Poisson Distribution
The binomial distribution is useful if we wish to model the probability of finding a fixed number of yellow M&Ms in a sample of M&Ms of fixed size—such as the first five M&Ms that we draw from a bag—but not the probability of finding a fixed number of yellow M&Ms in a single bag because there is some variability in the total number of M&Ms per bag.
A Poisson distribution gives the probability that a given number of events will occur in a fixed interval in time or space if the event has a known average rate and if each new event is independent of the preceding event. Mathematically a Poisson distribution is defined by the equation
\[P(X, \lambda) = \frac {e^{-\lambda} \lambda^X} {X !} \nonumber\]
where \(P(X, \lambda)\) is the probability that an event happens X times given the event’s average rate, \(\lambda\). The Poisson distribution has a theoretical mean, \(\mu\), and a theoretical variance, \(\sigma^2\), that are each equal to \(\lambda\).
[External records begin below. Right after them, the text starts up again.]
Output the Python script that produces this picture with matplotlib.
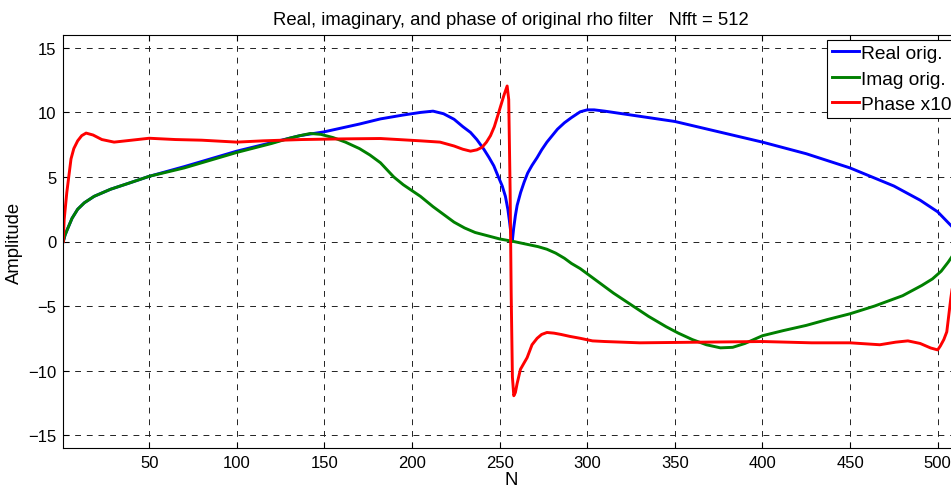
import matplotlib
matplotlib.use("Agg")
import matplotlib.pyplot as plt

# values
real_n = [1, 2, 3.5, 6, 9.2, 13, 18.6, 28, 38, 50, 70, 100, 136, 150, 170,
          182, 195, 204.8, 212, 218, 224, 229, 233.4, 237, 241, 244, 246.7,
          249, 251.5, 253.3, 254.7, 255.6, 256.3, 257.3, 258, 259, 260, 262,
          264, 266, 268.5, 271.4, 274, 277, 280, 283, 287, 291, 296, 300, 304,
          310, 320, 350, 375, 400, 425, 450, 475, 490, 500, 505, 510, 512]
real_v = [0, 0.5, 1.0, 1.8, 2.5, 3.0, 3.5, 4.05, 4.5, 5.05, 5.8, 7.0, 8.2,
          8.5, 9.1, 9.5, 9.8, 10.0, 10.1, 9.9, 9.47, 8.9, 8.45, 7.9, 7.15,
          6.5, 5.86, 5.1, 4.3, 3.5, 2.5, 1.6, 0.8, 0.1, 1.0, 2.0, 2.8, 3.8,
          4.6, 5.3, 5.9, 6.5, 7.1, 7.7, 8.2, 8.7, 9.2, 9.6, 10.05, 10.2, 10.2,
          10.1, 9.9, 9.3, 8.5, 7.7, 6.8, 5.7, 4.3, 3.2, 2.3, 1.6, 0.9, 0.5]

imag_n = [1, 2, 3.5, 6, 9.2, 13, 18.6, 28, 38, 50, 70, 100, 120, 130, 136,
          142, 148, 155, 162, 170, 176, 182, 189.6, 195, 204.8, 212, 218, 224,
          230, 236, 243, 250, 258, 265, 272, 277, 282, 287, 291, 296, 302,
          308, 315, 325, 335, 345, 352, 360, 368, 376, 383, 390, 400, 412,
          425, 437, 450, 464, 472, 480, 491, 497, 502, 506, 510, 512]
imag_v = [0, 0.5, 1.0, 1.8, 2.5, 3.0, 3.5, 4.05, 4.5, 5.05, 5.7, 6.9, 7.6,
          8.0, 8.2, 8.37, 8.3, 8.05, 7.7, 7.2, 6.7, 6.1, 5.0, 4.4, 3.5, 2.7,
          2.1, 1.5, 1.05, 0.7, 0.45, 0.2, 0, -0.2, -0.4, -0.6, -0.9, -1.3,
          -1.7, -2.1, -2.7, -3.3, -4.0, -4.9, -5.8, -6.6, -7.1, -7.6, -8.0,
          -8.24, -8.2, -7.9, -7.3, -6.9, -6.5, -6.05, -5.6, -5.0, -4.6, -4.2,
          -3.4, -2.9, -2.3, -1.6, -0.8, -0.4]

phase_n = [1, 1.5, 3, 5.4, 7, 9.2, 11.5, 14, 18, 23, 30, 40, 50, 65, 80, 100,
           115, 137, 160, 182, 204.8, 216, 224, 229, 233.4, 237, 240, 242.5,
           244.8, 247, 249.5, 252.4, 254.3, 255.2, 256.0, 256.6, 257.3, 258.1,
           259, 260, 261.9, 264, 265.7, 268.5, 271.4, 274, 277, 281, 285, 290,
           296, 303, 310, 330, 365, 400, 428, 450, 467, 476, 483, 490, 496,
           500, 501.5, 503.5, 505.2, 507.5, 510, 512]
phase_v = [0, 1.7, 3.8, 6.4, 7.2, 7.8, 8.2, 8.4, 8.25, 7.9, 7.7, 7.85, 8.0,
           7.9, 7.85, 7.7, 7.8, 7.9, 7.95, 7.98, 7.8, 7.7, 7.4, 7.15, 7.0, 7.1,
           7.3, 7.7, 8.2, 8.9, 10.0, 11.3, 12.05, 11.0, 4.0, -4.0, -10.5,
           -11.95, -11.7, -11.0, -9.9, -9.4, -9.0, -8.0, -7.5, -7.2, -7.05,
           -7.1, -7.2, -7.35, -7.5, -7.7, -7.75, -7.85, -7.8, -7.75, -7.85,
           -7.85, -8.0, -7.8, -7.7, -7.9, -8.25, -8.4, -8.1, -7.6, -7.0, -4.4,
           -2.0, 0]

x_ticks = [50, 100, 150, 200, 250, 300, 350, 400, 450, 500]
y_ticks = [-15, -10, -5, 0, 5, 10, 15]

plt.rcParams['font.family'] = ['Liberation Sans', 'DejaVu Sans']
plt.rcParams['font.size'] = 12

fig = plt.figure(figsize=(9.51, 4.89), dpi=100)
ax = fig.add_axes([63.3 / 951, 40 / 489, (958.7 - 63.3) / 951, (449 - 36) / 489])

ax.plot(real_n, real_v, color=(0, 0, 1), lw=2.1, label="Real orig.")
ax.plot(imag_n, imag_v, color=(0, 0.5, 0), lw=2.1, label="Imag orig.")
ax.plot(phase_n, phase_v, color=(1, 0, 0), lw=2.1, label="Phase x10")

ax.set_xlim(1, 512)
ax.set_ylim(-16, 16)
ax.set_xticks(x_ticks)
ax.set_yticks(y_ticks)
ax.tick_params(direction="in", length=4, width=0.8, top=True, right=True,
               labelsize=12, pad=5)
for s in ax.spines.values():
    s.set_linewidth(0.8)

ax.grid(True, color="#222222", linestyle=(0, (6, 6)), linewidth=0.7)

ax.set_title("Real, imaginary, and phase of original rho filter   Nfft = 512",
             fontsize=13.3, pad=8)
ax.set_xlabel("N", fontsize=13.3, labelpad=1)
ax.set_ylabel("Amplitude", fontsize=13.3, labelpad=4)

leg = ax.legend(loc="upper left", bbox_to_anchor=(0.853, 0.988),
                fancybox=False, edgecolor="black", framealpha=1,
                handlelength=1.4, handletextpad=0.12, borderpad=0.25,
                labelspacing=0.42, borderaxespad=0, fontsize=13.8)
leg.get_frame().set_linewidth(0.8)

fig.savefig("out.png", dpi=100)
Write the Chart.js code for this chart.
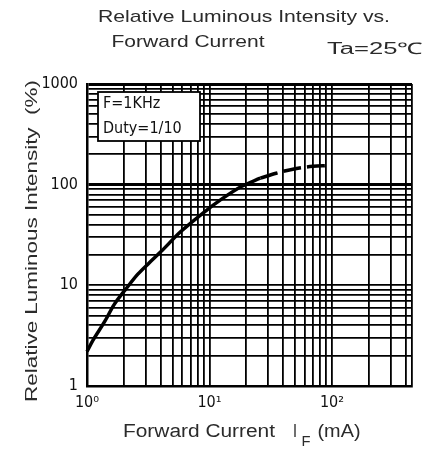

The bar plot in Figure \(\PageIndex{3}\) shows the actual distribution of green M&Ms in 35 small bags of M&Ms (as reported by M. A. Xu-Friedman “Illustrating concepts of quantal analysis with an intuitive classroom model,” Adv. Physiol. Educ. 2013, 37, 112–116). Superimposed on the bar plot is the theoretical Poisson distribution based on their reported average rate of 3.4 green M&Ms per bag. The similarity between the theoretical and the actual results seems evident; in Chapter 6 we will consider ways to test this claim.
Normal Distribution
A uniform distribution, a binomial distribution, and a Poisson distribution predict the probability of a discrete event, such as the probability of finding exactly two green M&Ms in the next bag of M&Ms that we open. Not all of the data we collect is discrete. The net weights of bags of M&Ms is an example of continuous data as the mass of an individual bag is not restricted to a discrete set of allowed values. In many cases we can model continuous data using a normal (or Gaussian) distribution, which gives the probability of obtaining a particular outcome, P(x), from a population with a known mean, \(\mu\), and a known variance, \(\sigma^2\). Mathematically a normal distribution is defined by the equation
\[P(x) = \frac {1} {\sqrt{2 \pi \sigma^2}} e^{-(x - \mu)^2/(2 \sigma^2)} \nonumber\]
Figure \(\PageIndex{4}\) shows the expected normal distribution for the net weights of our sample of 30 bags of M&Ms if we assume that their mean, \(\overline{X}\), of 48.98 g and standard deviation, s, of 1.433 g are good predictors of the population’s mean, \(\mu\), and standard deviation, \(\sigma\). Given the small sample of 30 bags, the agreement between the model and the data seems reasonable.